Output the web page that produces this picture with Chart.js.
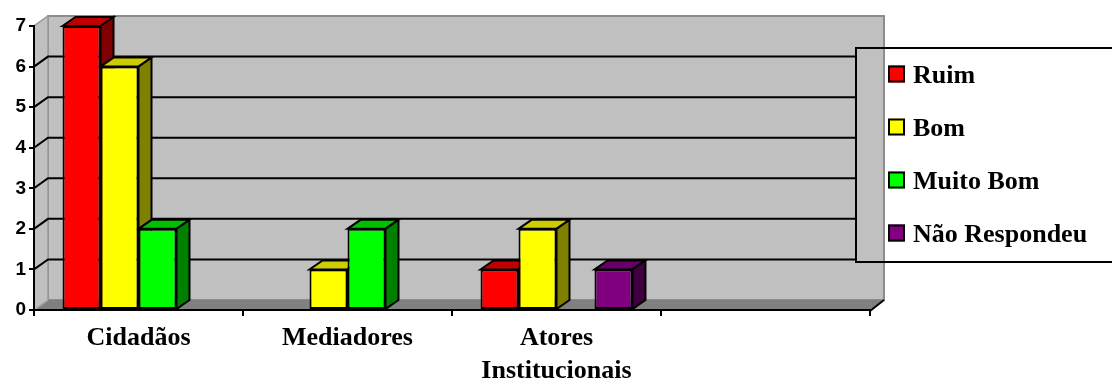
<!DOCTYPE html>
<html>
<head>
<meta charset="utf-8">
<script src="https://cdn.jsdelivr.net/npm/chart.js@4.4.0/dist/chart.umd.min.js"></script>
<style>
  html, body { margin: 0; padding: 0; background: #ffffff; }
  #wrap { width: 1112px; height: 382px; }
</style>
</head>
<body>
<div id="wrap"><canvas id="chart" width="1112" height="382"></canvas></div>
<script>
// Categories (the last slot is an empty category on the axis)
const categories = [['Cidadãos'], ['Mediadores'], ['Atores', 'Institucionais'], ''];

// Series values per category
const ruim         = [7, 0, 1, null];
const bom          = [6, 1, 2, null];
const muitoBom     = [2, 2, 0, null];
const naoRespondeu = [0, 0, 1, null];

const seriesNames = ['Ruim', 'Bom', 'Muito Bom', 'Não Respondeu'];

// Value axis
const yMin = 0;
const yMax = 7;
const yStep = 1;

// Face colours: front, top, side
const palette = [
  { front: '#FF0000', top: '#C00000', side: '#800000' },
  { front: '#FFFF00', top: '#CCCC00', side: '#808000' },
  { front: '#00FF00', top: '#00C000', side: '#008000' },
  { front: '#800080', top: '#660066', side: '#400040' }
];

const seriesValues = [ruim, bom, muitoBom, naoRespondeu];

// Depth of the walls and of the bars (pixels right / up)
const WALL_DX = 14, WALL_DY = 10;
const BAR_DX = 13, BAR_DY = 9;

// Legend box
const LEGEND = { left: 856, top: 48, bottom: 262, firstRow: 74, rowGap: 53, box: 17, boxX: 888, textX: 913 };
const SERIF = '"Liberation Serif", "Times New Roman", serif';

function poly(ctx, pts, fill, stroke, lw) {
  ctx.beginPath();
  ctx.moveTo(pts[0][0], pts[0][1]);
  for (let i = 1; i < pts.length; i++) ctx.lineTo(pts[i][0], pts[i][1]);
  ctx.closePath();
  if (fill) { ctx.fillStyle = fill; ctx.fill(); }
  if (stroke) { ctx.strokeStyle = stroke; ctx.lineWidth = lw || 1; ctx.stroke(); }
}

const depthPlugin = {
  id: 'depth3d',
  beforeDraw(chart) {
    const ctx = chart.ctx;
    const y = chart.scales.y;
    const L = chart.chartArea.left, R = chart.chartArea.right;
    const T = y.getPixelForValue(yMax), B = y.getPixelForValue(yMin);
    ctx.save();
    ctx.fillStyle = '#ffffff';
    ctx.fillRect(0, 0, chart.width, chart.height);

    // back wall
    poly(ctx, [[L + WALL_DX, T - WALL_DY], [R + WALL_DX, T - WALL_DY], [R + WALL_DX, B - WALL_DY], [L + WALL_DX, B - WALL_DY]], '#C0C0C0', '#8C8C8C', 2);
    // side wall
    poly(ctx, [[L, B], [L, T], [L + WALL_DX, T - WALL_DY], [L + WALL_DX, B - WALL_DY]], '#C0C0C0', '#999999', 1.5);
    // floor
    poly(ctx, [[L, B], [R, B], [R + WALL_DX, B - WALL_DY], [L + WALL_DX, B - WALL_DY]], '#808080', null);
    ctx.strokeStyle = '#AAAAAA';
    ctx.lineWidth = 1.5;
    ctx.beginPath();
    ctx.moveTo(L, B); ctx.lineTo(L + WALL_DX, B - WALL_DY);
    ctx.stroke();

    // gridlines on side and back walls
    ctx.strokeStyle = '#000000';
    ctx.lineWidth = 2;
    y.ticks.forEach(t => {
      if (t.value <= yMin || t.value >= yMax) return;
      const py = y.getPixelForValue(t.value);
      ctx.beginPath();
      ctx.moveTo(L, py);
      ctx.lineTo(L + WALL_DX, py - WALL_DY);
      ctx.lineTo(LEGEND.left, py - WALL_DY);
      ctx.stroke();
    });

    // right edge of the floor
    ctx.beginPath();
    ctx.moveTo(R, B + 1);
    ctx.lineTo(R + WALL_DX, B - WALL_DY);
    ctx.stroke();
    ctx.restore();
  },
  beforeDatasetsDraw(chart) {
    const ctx = chart.ctx;
    ctx.save();
    ctx.lineJoin = 'miter';
    chart.data.datasets.forEach((ds, di) => {
      const meta = chart.getDatasetMeta(di);
      meta.data.forEach((bar, i) => {
        const v = ds.data[i];
        if (v === null || v === undefined || v <= 0) return;
        const left = bar.x - bar.width / 2, right = bar.x + bar.width / 2;
        const top = bar.y, base = bar.base;
        // top face
        poly(ctx, [[left, top], [right, top], [right + BAR_DX, top - BAR_DY], [left + BAR_DX, top - BAR_DY]], palette[di].top, '#000000', 2);
        // side face
        poly(ctx, [[right, top], [right + BAR_DX, top - BAR_DY], [right + BAR_DX, base - BAR_DY], [right, base]], palette[di].side, '#000000', 2);
      });
    });
    ctx.restore();
  },
  afterDraw(chart) {
    const ctx = chart.ctx;
    ctx.save();
    // legend frame
    ctx.strokeStyle = '#000000';
    ctx.lineWidth = 2;
    ctx.strokeRect(LEGEND.left, LEGEND.top, chart.width - LEGEND.left + 4, LEGEND.bottom - LEGEND.top);
    // legend entries
    ctx.font = 'bold 26px ' + SERIF;
    ctx.textBaseline = 'alphabetic';
    ctx.textAlign = 'left';
    chart.data.datasets.forEach((ds, i) => {
      const cy = LEGEND.firstRow + i * LEGEND.rowGap;
      const s = LEGEND.box;
      ctx.fillStyle = ds.backgroundColor;
      ctx.fillRect(LEGEND.boxX, cy - s / 2, s, s);
      ctx.lineWidth = 2;
      ctx.strokeStyle = '#000000';
      ctx.strokeRect(LEGEND.boxX + 1, cy - s / 2 + 1, s - 2, s - 2);
      ctx.fillStyle = '#000000';
      ctx.fillText(ds.label, LEGEND.textX, cy + 8.7);
    });
    ctx.restore();
  }
};

const datasets = seriesNames.map((name, i) => ({
  label: name,
  data: seriesValues[i],
  backgroundColor: palette[i].front,
  borderColor: '#000000',
  borderWidth: 2,
  borderSkipped: false,
  categoryPercentage: 0.727,
  barPercentage: 1.0
}));

new Chart(document.getElementById('chart'), {
  type: 'bar',
  data: { labels: categories, datasets: datasets },
  options: {
    responsive: false,
    animation: false,
    devicePixelRatio: 1,
    layout: { padding: { left: 0, top: 26, right: 242, bottom: 0 } },
    plugins: {
      legend: { display: false },
      tooltip: { enabled: false }
    },
    scales: {
      x: {
        afterFit(scale) { scale.height = 72; },
        grid: { offset: true, drawOnChartArea: false, drawTicks: true, tickLength: 6, color: '#000000', lineWidth: 2 },
        border: { display: true, color: '#000000', width: 2 },
        ticks: {
          color: '#000000',
          padding: 5,
          maxRotation: 0,
          autoSkip: false,
          font: { family: SERIF, size: 26, weight: 'bold', lineHeight: 1.3 }
        }
      },
      y: {
        min: yMin,
        max: yMax,
        afterFit(scale) { scale.width = 34; },
        grid: { drawOnChartArea: false, drawTicks: true, tickLength: 5, color: '#000000', lineWidth: 2 },
        border: { display: true, color: '#000000', width: 2 },
        ticks: {
          stepSize: yStep,
          color: '#000000',
          padding: 3,
          font: { family: '"Liberation Sans", Arial, sans-serif', size: 19, weight: 'bold' }
        }
      }
    }
  },
  plugins: [depthPlugin]
});
</script>
</body>
</html>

--

[Exercise]
Your task is to reproduce exactly the lines from the start of the data above through the line containing "const seriesValues = [ruim, bom, muitoBom, naoRespondeu];", leaving every picture out.

[Answer to the task]
Output the web page that produces this picture with Chart.js.
<!DOCTYPE html>
<html>
<head>
<meta charset="utf-8">
<script src="https://cdn.jsdelivr.net/npm/chart.js@4.4.0/dist/chart.umd.min.js"></script>
<style>
  html, body { margin: 0; padding: 0; background: #ffffff; }
  #wrap { width: 1112px; height: 382px; }
</style>
</head>
<body>
<div id="wrap"><canvas id="chart" width="1112" height="382"></canvas></div>
<script>
// Categories (the last slot is an empty category on the axis)
const categories = [['Cidadãos'], ['Mediadores'], ['Atores', 'Institucionais'], ''];

// Series values per category
const ruim         = [7, 0, 1, null];
const bom          = [6, 1, 2, null];
const muitoBom     = [2, 2, 0, null];
const naoRespondeu = [0, 0, 1, null];

const seriesNames = ['Ruim', 'Bom', 'Muito Bom', 'Não Respondeu'];

// Value axis
const yMin = 0;
const yMax = 7;
const yStep = 1;

// Face colours: front, top, side
const palette = [
  { front: '#FF0000', top: '#C00000', side: '#800000' },
  { front: '#FFFF00', top: '#CCCC00', side: '#808000' },
  { front: '#00FF00', top: '#00C000', side: '#008000' },
  { front: '#800080', top: '#660066', side: '#400040' }
];

const seriesValues = [ruim, bom, muitoBom, naoRespondeu];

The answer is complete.